GaAs is an ideal and well developed material for light-emitting diodes, lasers and photodiodes, with GaAs-related alloys. Directly fabricating GaAs nanowires (NWs) on silicon opens the door to future III-V nanowire-based optoelectronic integration on silicon platforms.

To achieve the task, there are several issues to consider. The control of growth directions for III-V NWs on silicon is particularly important for device applications. The III-V NWs grow preferentially in the [111]B or A directions, but silicon(111) surface has no polar nature, that is, four equivalent {111} planes occur on its surface. This means that the III-V NWs are grown in the four equivalent <111> directions on the silicon(111) surface; one is normal to the (111) surface and the others are 19.6°-tilted <111> directions. These inclined directions do not provide a geometrical advantage for high-density integration of NWs.

The Hokkaido University group has overcome this problem by using a unique surface treatment and low-temperature growth.

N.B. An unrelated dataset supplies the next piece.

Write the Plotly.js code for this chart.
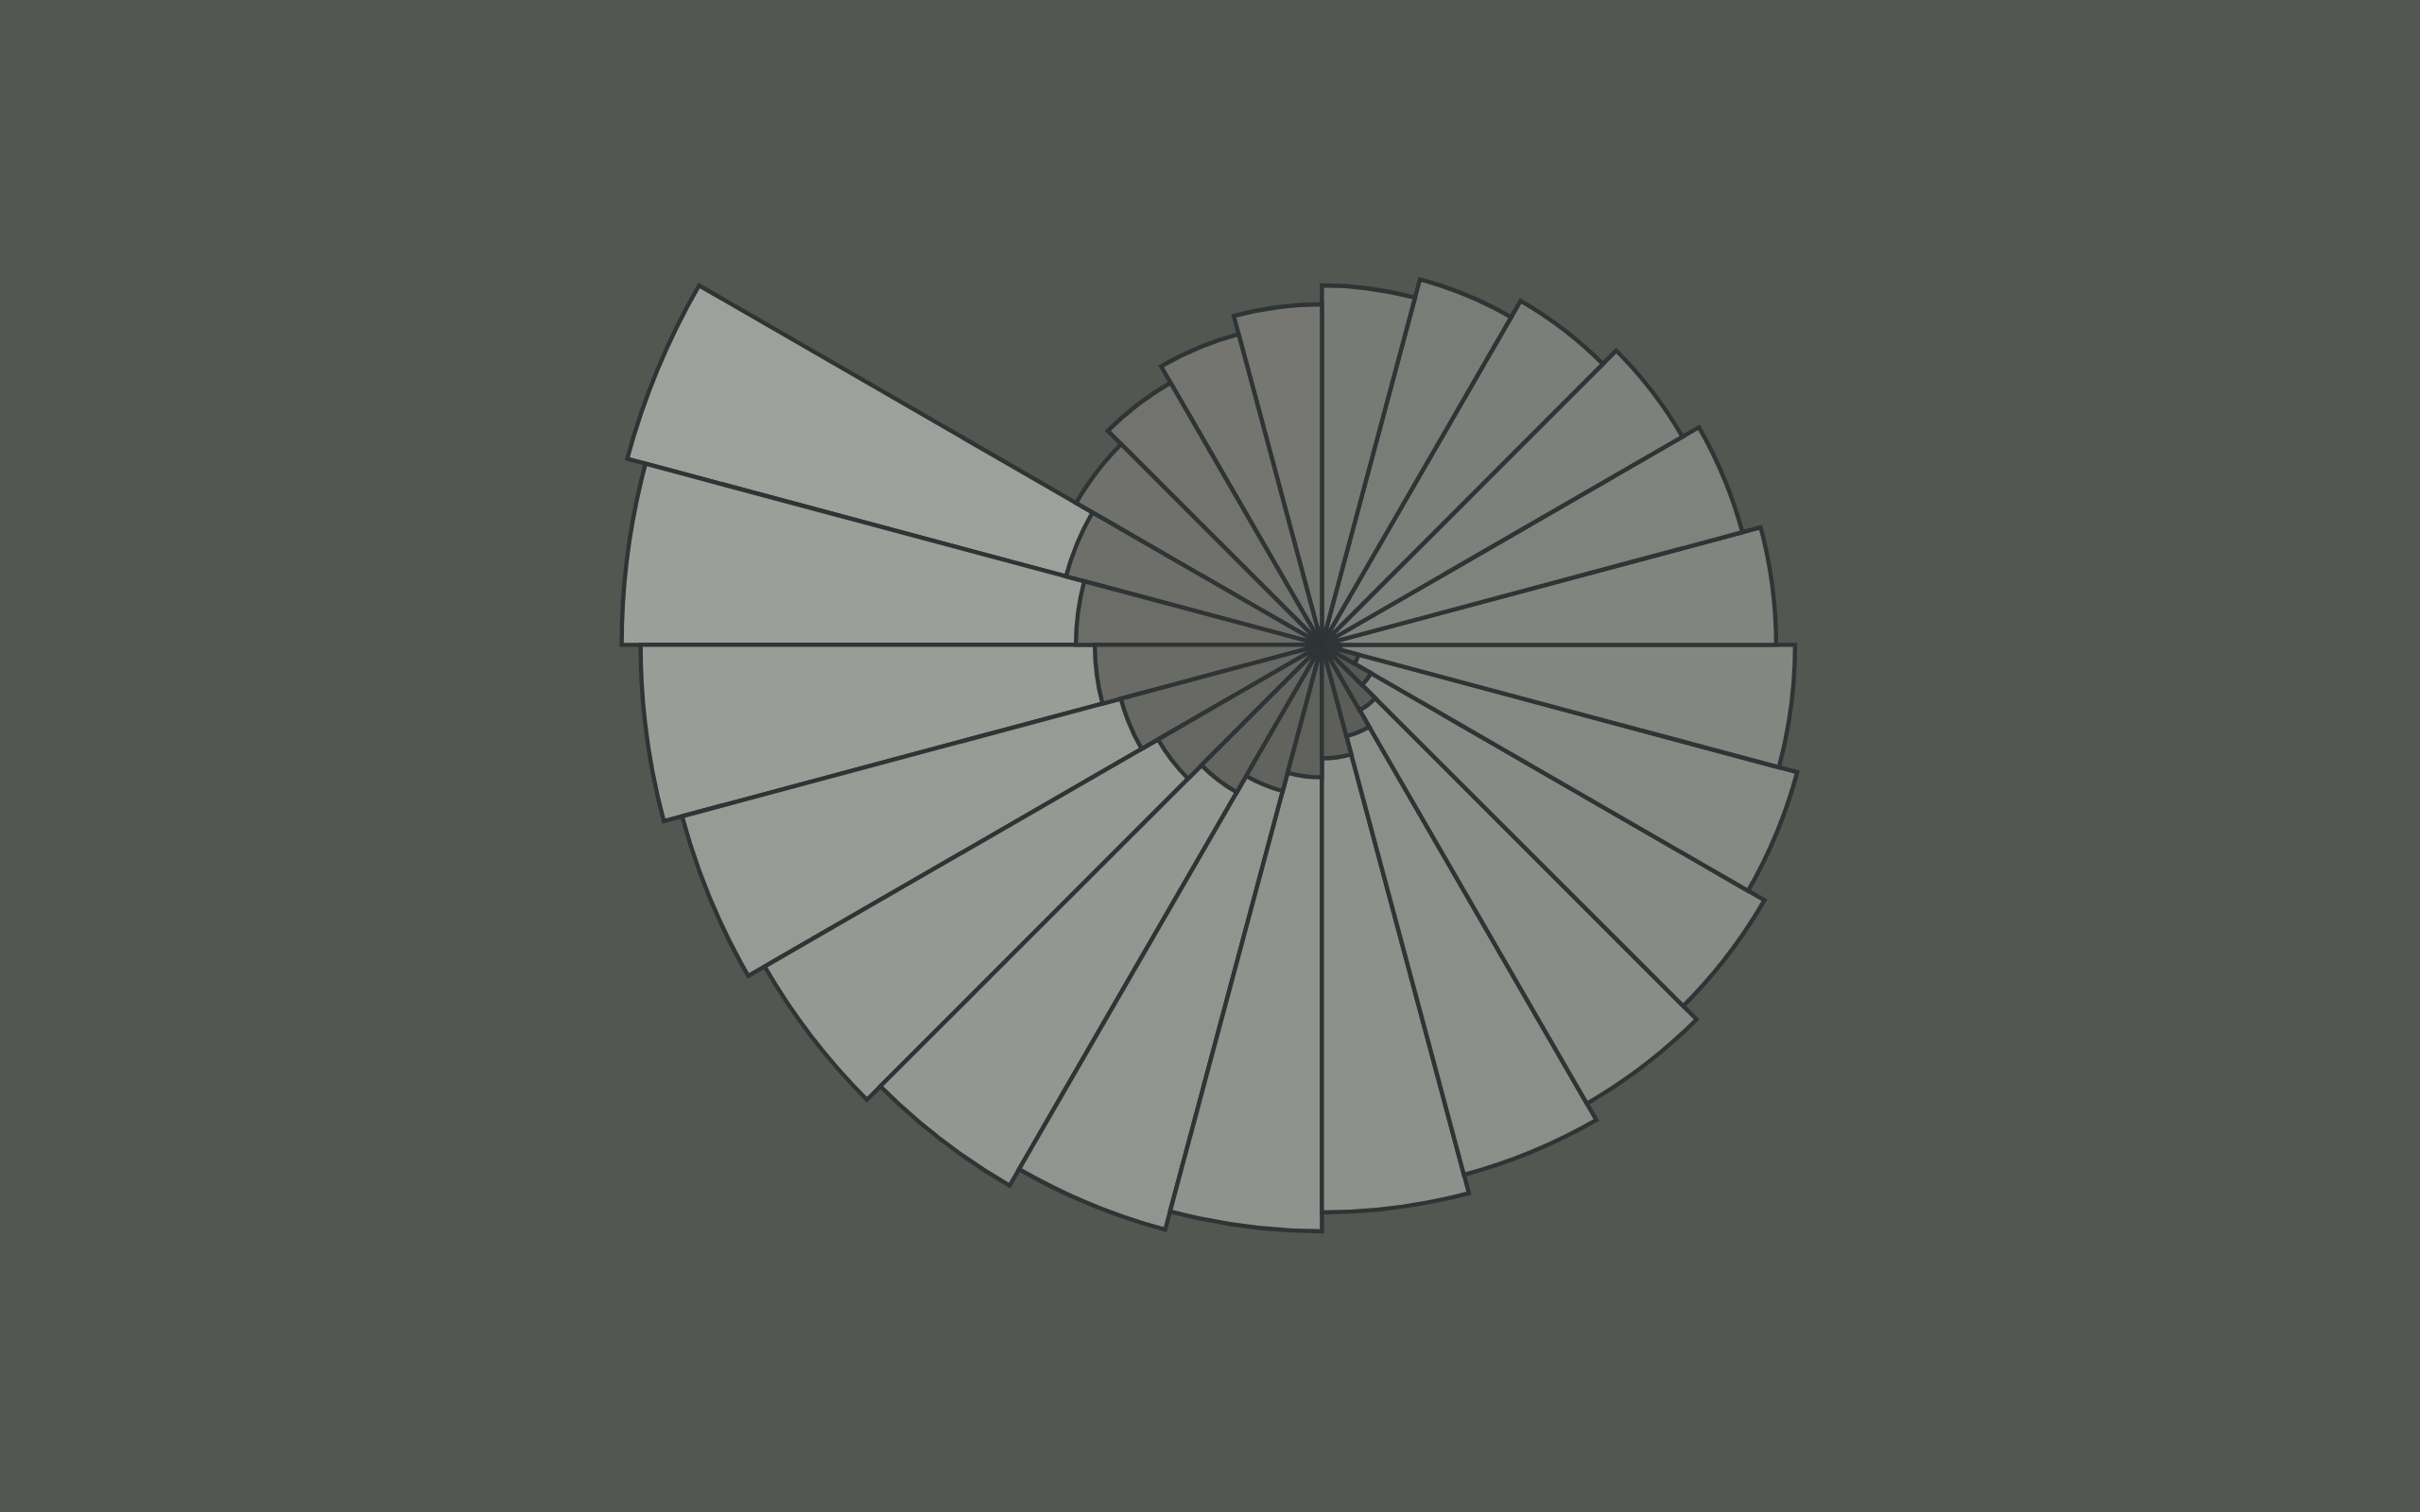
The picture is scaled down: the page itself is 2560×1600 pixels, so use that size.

Finally, they have fabricated vertically aligned GaAs arrays on silicon. "The growth technique is based on a template method without catalysts, so this is excellent with clean silicon. In fact, the GaAs NW has no scratch." commented Katsuhiro Tomioka, a member of the team.

The researchers have also achieved a coherent growth of the GaAs NW without misfit dislocations due to lattice mismatch in GaAs/silicon.

The team reported its work in Nanotechnology.